#### Data:

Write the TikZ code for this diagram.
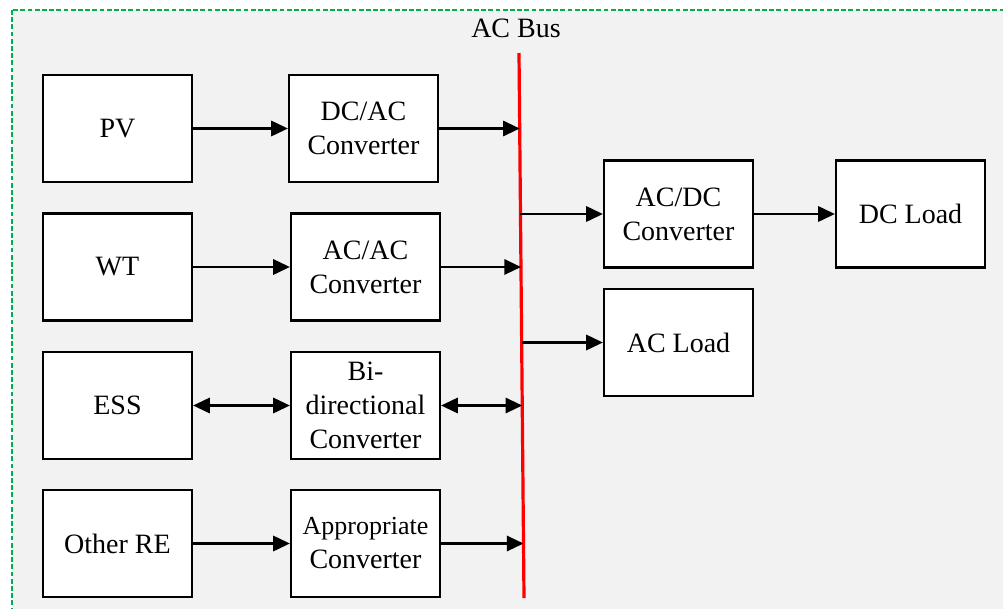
\documentclass[tikz,border=0pt]{standalone}
\usepackage{fontspec}
\setmainfont{Liberation Serif}
\usetikzlibrary{arrows.meta,positioning,calc}
\definecolor{bggray}{HTML}{F2F2F2}
\definecolor{bordergreen}{HTML}{00B050}
\definecolor{busred}{HTML}{FF0000}
\begin{document}
\begin{tikzpicture}[x=0.75pt,y=-0.75pt,
  blk/.style={draw=black,fill=white,line width=1.7pt,minimum width=111.75pt,minimum height=80.25pt,
    inner sep=0pt,align=center,font=\fontsize{21}{25.5}\selectfont},
  tip/.tip={Triangle[length=12.5pt,width=11.5pt]},
  arr/.style={line width=1.6pt,-tip},
  biarr/.style={line width=1.6pt,tip-tip}]
\useasboundingbox (0,0) rectangle (1003,608);
\clip (0,0) rectangle (1003,608);
\draw[fill=bggray,draw=bordergreen,line width=1.8pt,dash pattern=on 3.6pt off 1.8pt] (12,10) rectangle (1020,625);
% bus
\coordinate (busTop) at (519,53);
\coordinate (busBot) at (524,598);
\draw[busred,line width=2.4pt] (busTop) -- (busBot);
\node[font=\fontsize{21}{25}\selectfont] (buslabel) at (516,28) {AC Bus};
% boxes
\node[blk] (pv) at (117.5,128.5) {PV};
\node[blk] (dcac) at (363.5,128.5) {DC/AC\\Converter};
\node[blk] (wt) at (117.5,267) {WT};
\node[blk] (acac) at (365.5,267) {AC/AC\\Converter};
\node[blk] (ess) at (117.5,405.5) {ESS};
\node[blk] (bidir) at (365.5,405.5) {Bi-\\directional\\Converter};
\node[blk] (other) at (117.5,543.5) {Other RE};
\node[blk] (appr) at (365.5,543.5) {{\fontsize{19.5}{25.5}\selectfont Appropriate}\\Converter};
\node[blk] (acdc) at (678.5,214) {AC/DC\\Converter};
\node[blk] (dcload) at (910.5,214) {DC Load};
\node[blk] (acload) at (678.5,342.5) {AC Load};
% points on the bus
\path (busTop) -- (busBot)
  coordinate[pos=0.1413] (b1)
  coordinate[pos=0.2936] (b5)
  coordinate[pos=0.3963] (b2)
  coordinate[pos=0.5303] (b6)
  coordinate[pos=0.6477] (b3)
  coordinate[pos=0.9028] (b4);
% connectors
\draw[arr] (pv) -- (dcac);
\draw[arr] (dcac.east) -- (dcac.east -| b1);
\draw[arr] (wt) -- (acac);
\draw[arr] (acac.east) -- (acac.east -| b2);
\draw[biarr] (ess) -- (bidir);
\draw[biarr] (bidir.east) -- (bidir.east -| b3);
\draw[arr] (other) -- (appr);
\draw[arr] (appr.east) -- (appr.east -| b4);
\draw[arr] (acdc.west -| b5) -- (acdc.west);
\draw[arr] (acdc) -- (dcload);
\draw[arr] (acload.west -| b6) -- (acload.west);
\end{tikzpicture}
\end{document}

#### The exercise:
Reproduce each line exactly, please, except for any pictures.

#### Exercise response:
Write the TikZ code for this diagram.
\documentclass[tikz,border=0pt]{standalone}
\usepackage{fontspec}
\setmainfont{Liberation Serif}
\usetikzlibrary{arrows.meta,positioning,calc}
\definecolor{bggray}{HTML}{F2F2F2}
\definecolor{bordergreen}{HTML}{00B050}
\definecolor{busred}{HTML}{FF0000}
\begin{document}
\begin{tikzpicture}[x=0.75pt,y=-0.75pt,
  blk/.style={draw=black,fill=white,line width=1.7pt,minimum width=111.75pt,minimum height=80.25pt,
    inner sep=0pt,align=center,font=\fontsize{21}{25.5}\selectfont},
  tip/.tip={Triangle[length=12.5pt,width=11.5pt]},
  arr/.style={line width=1.6pt,-tip},
  biarr/.style={line width=1.6pt,tip-tip}]
\useasboundingbox (0,0) rectangle (1003,608);
\clip (0,0) rectangle (1003,608);
\draw[fill=bggray,draw=bordergreen,line width=1.8pt,dash pattern=on 3.6pt off 1.8pt] (12,10) rectangle (1020,625);
% bus
\coordinate (busTop) at (519,53);
\coordinate (busBot) at (524,598);
\draw[busred,line width=2.4pt] (busTop) -- (busBot);
\node[font=\fontsize{21}{25}\selectfont] (buslabel) at (516,28) {AC Bus};
% boxes
\node[blk] (pv) at (117.5,128.5) {PV};
\node[blk] (dcac) at (363.5,128.5) {DC/AC\\Converter};
\node[blk] (wt) at (117.5,267) {WT};
\node[blk] (acac) at (365.5,267) {AC/AC\\Converter};
\node[blk] (ess) at (117.5,405.5) {ESS};
\node[blk] (bidir) at (365.5,405.5) {Bi-\\directional\\Converter};
\node[blk] (other) at (117.5,543.5) {Other RE};
\node[blk] (appr) at (365.5,543.5) {{\fontsize{19.5}{25.5}\selectfont Appropriate}\\Converter};
\node[blk] (acdc) at (678.5,214) {AC/DC\\Converter};
\node[blk] (dcload) at (910.5,214) {DC Load};
\node[blk] (acload) at (678.5,342.5) {AC Load};
% points on the bus
\path (busTop) -- (busBot)
  coordinate[pos=0.1413] (b1)
  coordinate[pos=0.2936] (b5)
  coordinate[pos=0.3963] (b2)
  coordinate[pos=0.5303] (b6)
  coordinate[pos=0.6477] (b3)
  coordinate[pos=0.9028] (b4);
% connectors
\draw[arr] (pv) -- (dcac);
\draw[arr] (dcac.east) -- (dcac.east -| b1);
\draw[arr] (wt) -- (acac);
\draw[arr] (acac.east) -- (acac.east -| b2);
\draw[biarr] (ess) -- (bidir);
\draw[biarr] (bidir.east) -- (bidir.east -| b3);
\draw[arr] (other) -- (appr);
\draw[arr] (appr.east) -- (appr.east -| b4);
\draw[arr] (acdc.west -| b5) -- (acdc.west);
\draw[arr] (acdc) -- (dcload);
\draw[arr] (acload.west -| b6) -- (acload.west);
\end{tikzpicture}
\end{document}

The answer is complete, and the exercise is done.